We’ve had a few users ask us for hacks/workarounds for this, yeah. One of the frustrating things here is that it’s very hard to actually get in contact with these third-party indices – nobody seems to be willing to use their support contracts to actually file feature requests, because they’ve already assumed that it’ll never get done. So there’s a definitely lack of quality signals here, and the third-party index services do not appear to be particularly interested in fixing that (either here or on previous PEPs, from experience).
Thanks, that seems clearer to me.
I can update this to something like “should receive,” but IMO it’s pretty well covered by the use of “SHOULD NOT” instead of “MUST NOT” w/r/t HTML representation changes.
(Or, I think I could probably just remove that paragraph entirely, since it’s kind of in-the-weeds and anything it says imprecisely is already implied more precisely by the rest of the PEP.)
Agreed, I can make that change. I meant the “will make appropriate changes to the living standard” item to imply that, but I can also make it more explicit that I’ll make changes to the living PEP to nudge consumers towards the JSON index if they want newer features (but without deprecating the HTML index, since this PEP isn’t trying to do that).

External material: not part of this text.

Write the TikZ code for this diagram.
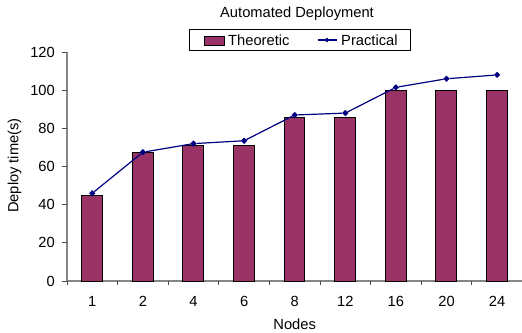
\documentclass[tikz,border=0pt]{standalone}
\usepackage{fontspec}
\setmainfont{Liberation Sans}
\definecolor{barred}{RGB}{153,51,102}
\definecolor{linenavy}{RGB}{0,0,128}
\definecolor{axisgray}{RGB}{134,134,134}
\usetikzlibrary{shapes.geometric}

\begin{document}
\begin{tikzpicture}[x=50.6pt, y=1.908pt,
  every node/.style={font=\fontsize{14.7}{16}\selectfont, inner sep=0pt},
  bar/.style={draw=black, fill=barred, line width=0.8pt},
  dot/.style={diamond, fill=linenavy, minimum size=6.5pt},
  tick/.style={draw=black!70, line width=0.8pt},
  ylab/.style={anchor=east},
  xlab/.style={anchor=center}]

\useasboundingbox (-67pt,-51pt) rectangle (455pt,281pt);

% axes
\draw[axisgray, line width=1.3pt] (0,120) -- (0,0) -- (9,0);
\draw[tick] (0,0) -- ([xshift=-5pt]0,0);
\draw[tick] (0,20) -- ([xshift=-5pt]0,20);
\draw[tick] (0,40) -- ([xshift=-5pt]0,40);
\draw[tick] (0,60) -- ([xshift=-5pt]0,60);
\draw[tick] (0,80) -- ([xshift=-5pt]0,80);
\draw[tick] (0,100) -- ([xshift=-5pt]0,100);
\draw[tick] (0,120) -- ([xshift=-5pt]0,120);
\draw[tick] (0,0) -- ([yshift=-4pt]0,0);
\draw[tick] (1,0) -- ([yshift=-4pt]1,0);
\draw[tick] (2,0) -- ([yshift=-4pt]2,0);
\draw[tick] (3,0) -- ([yshift=-4pt]3,0);
\draw[tick] (4,0) -- ([yshift=-4pt]4,0);
\draw[tick] (5,0) -- ([yshift=-4pt]5,0);
\draw[tick] (6,0) -- ([yshift=-4pt]6,0);
\draw[tick] (7,0) -- ([yshift=-4pt]7,0);
\draw[tick] (8,0) -- ([yshift=-4pt]8,0);
\draw[tick] (9,0) -- ([yshift=-4pt]9,0);

% tick labels
\node[ylab] (y0) at ([xshift=-12pt]0,0) {0};
\node[ylab] (y20) at ([xshift=-12pt]0,20) {20};
\node[ylab] (y40) at ([xshift=-12pt]0,40) {40};
\node[ylab] (y60) at ([xshift=-12pt]0,60) {60};
\node[ylab] (y80) at ([xshift=-12pt]0,80) {80};
\node[ylab] (y100) at ([xshift=-12pt]0,100) {100};
\node[ylab] (y120) at ([xshift=-12pt]0,120) {120};
\node[xlab] (n1) at ([yshift=-20.7pt]0.5,0) {1};
\node[xlab] (n2) at ([yshift=-20.7pt]1.5,0) {2};
\node[xlab] (n4) at ([yshift=-20.7pt]2.5,0) {4};
\node[xlab] (n6) at ([yshift=-20.7pt]3.5,0) {6};
\node[xlab] (n8) at ([yshift=-20.7pt]4.5,0) {8};
\node[xlab] (n12) at ([yshift=-20.7pt]5.5,0) {12};
\node[xlab] (n16) at ([yshift=-20.7pt]6.5,0) {16};
\node[xlab] (n20) at ([yshift=-20.7pt]7.5,0) {20};
\node[xlab] (n24) at ([yshift=-20.7pt]8.5,0) {24};

\node (xtitle) at ([yshift=-43pt]4.5,0) {Nodes};
\node[rotate=90, anchor=base] (ytitle) at ([xshift=-48.5pt]0,60.5) {Deploy time(s)};
\node[anchor=base] (title) at (230pt,263.7pt) {Automated Deployment};

% theoretic bars
\draw[bar] (0.29,0) rectangle (0.70,45);
\draw[bar] (1.29,0) rectangle (1.70,67.5);
\draw[bar] (2.29,0) rectangle (2.70,71);
\draw[bar] (3.29,0) rectangle (3.70,71);
\draw[bar] (4.29,0) rectangle (4.70,86);
\draw[bar] (5.29,0) rectangle (5.70,86);
\draw[bar] (6.29,0) rectangle (6.70,100);
\draw[bar] (7.29,0) rectangle (7.70,100);
\draw[bar] (8.29,0) rectangle (8.70,100);

% practical line
\node[dot] (p1) at (0.5,46) {};
\node[dot] (p2) at (1.5,67.5) {};
\node[dot] (p3) at (2.5,72) {};
\node[dot] (p4) at (3.5,73.5) {};
\node[dot] (p5) at (4.5,87) {};
\node[dot] (p6) at (5.5,88) {};
\node[dot] (p7) at (6.5,101.5) {};
\node[dot] (p8) at (7.5,106) {};
\node[dot] (p9) at (8.5,108) {};
\draw[linenavy, line width=1.2pt] (p1) -- (p2) -- (p3) -- (p4) -- (p5) -- (p6) -- (p7) -- (p8) -- (p9);

% legend
\node[draw=black, line width=0.8pt, minimum width=221pt, minimum height=20.7pt] (legend) at (233pt,241.3pt) {};
\draw[bar] (137.5pt,236pt) rectangle (157pt,245pt);
\node[anchor=base west] (theo) at (161pt,235.3pt) {Theoretic};
\coordinate (la) at (250.5pt,241pt);
\coordinate (lb) at (269.5pt,241pt);
\node[dot, minimum size=5pt] (lp) at (260pt,241pt) {};
\draw[linenavy, line width=1.2pt] (la) -- (lb);
\node[anchor=base west] (prac) at (274pt,235.3pt) {Practical};

\end{tikzpicture}
\end{document}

There’s no mention of updating the HTML format to allow upload-time, in rejected ideas or otherwise. I maintain this field is more important than any of the other reasoning in the PEP, the schema for data fields is defined in HTML, and this is a purely optional field so it is backwards compatible.
So I would want a rationalization of why upload-time specifically should not be added, so we can point users to it when they complain that resolver and installers can’t support cooldowns for HTML simple indexes.
And I will note that this may lead to some clients using the HTTP Last-Modified header in lieu of this missing data field, as this is a real request users are asking of uv.